McSlarrow: Google Network Test Is "Great Experiment"
Kyle McSlarrow, president of the National Cable &
Telecommunications Association, suggested Wednesday (Feb. 17) that it might
have been better for Google to put its money into broadband adoption rather
than its just-announced 1 gigabit-per-second network test. However, he called
it a "great experiment" anyway, in part because he thinks cable is in
the best position to deliver high-speeds in the real world for the new apps
that might come out of the test.
That observation, and many more, came in an interview for C-SPAN's
Communicators series, in which McSlarrow also said he thought Congress
needed to take a fresh look at the Telecommunications Act and warned the FCC
against locking itself into any single solution for the laudable goal of
wedding TV and the Internet.
McSlarrow said he thought the Google announcement would not be a competitive
threat since it was obviously a test. "They're not planning on turning
themselves into a network provider," he said. "I think competition
isn't even an issue." Google told B&C last week they had no
plans to become a network provider, but also stopped short of ruling it out.
"They have $21 billion of cash lying around, which is why they can throw
half a billion dollars or whatever it is at this experiment," McSlarrow
said. "Actually, I would urge them half a billion dollars at low
income households and help with broadband adoption and help move the needle
there."
He also pointed out that "by and large" the PCs and laptops currently
out there couldn't handle that amount of data. "Your Ethernet port, your
hard drive capacity and throughput capacity can't handle a gigabit," he
said, though acknowledging that would eventually change. "So, you can't
even use it today even if that were offered with that kind of device in the
home."
But McSlarrow said he thought the test could actually benefit cable given the
robustness and capacity, at least potential capacity, of the cable pipe.
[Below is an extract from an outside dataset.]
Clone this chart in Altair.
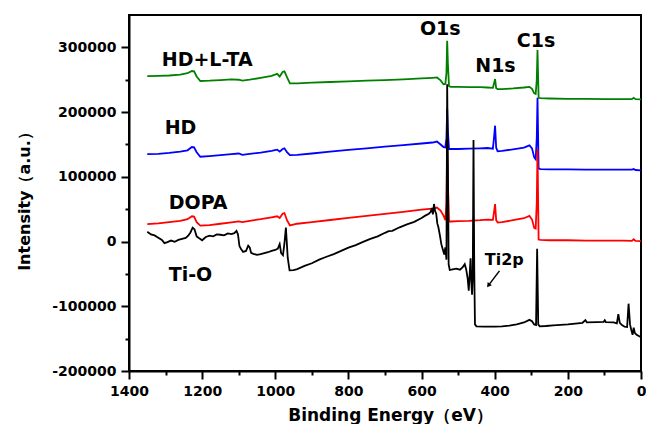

"Every cable customer has much more than a gigabit of capacity
available," he said. "Now, we're using it for high-speed Internet, a
lot of video, and phone, and other interactive services. But, over time, I
would expect that we have such a robust plant that, as demand calls for it, we
can start switching more and more capacity to the Internet side. We are already
rolling out the fastest national broadband plant in America.
That is not an announcement. That is real-world, today."
NCTA has been arguing for years that it was ready and willing to provide faster
speeds and more services as it migrates customers from the more
bandwidth-hungry analog to digital service, and if the government removed
must-carry mandates that required the industry to devote capacity to services
not of its own choosing.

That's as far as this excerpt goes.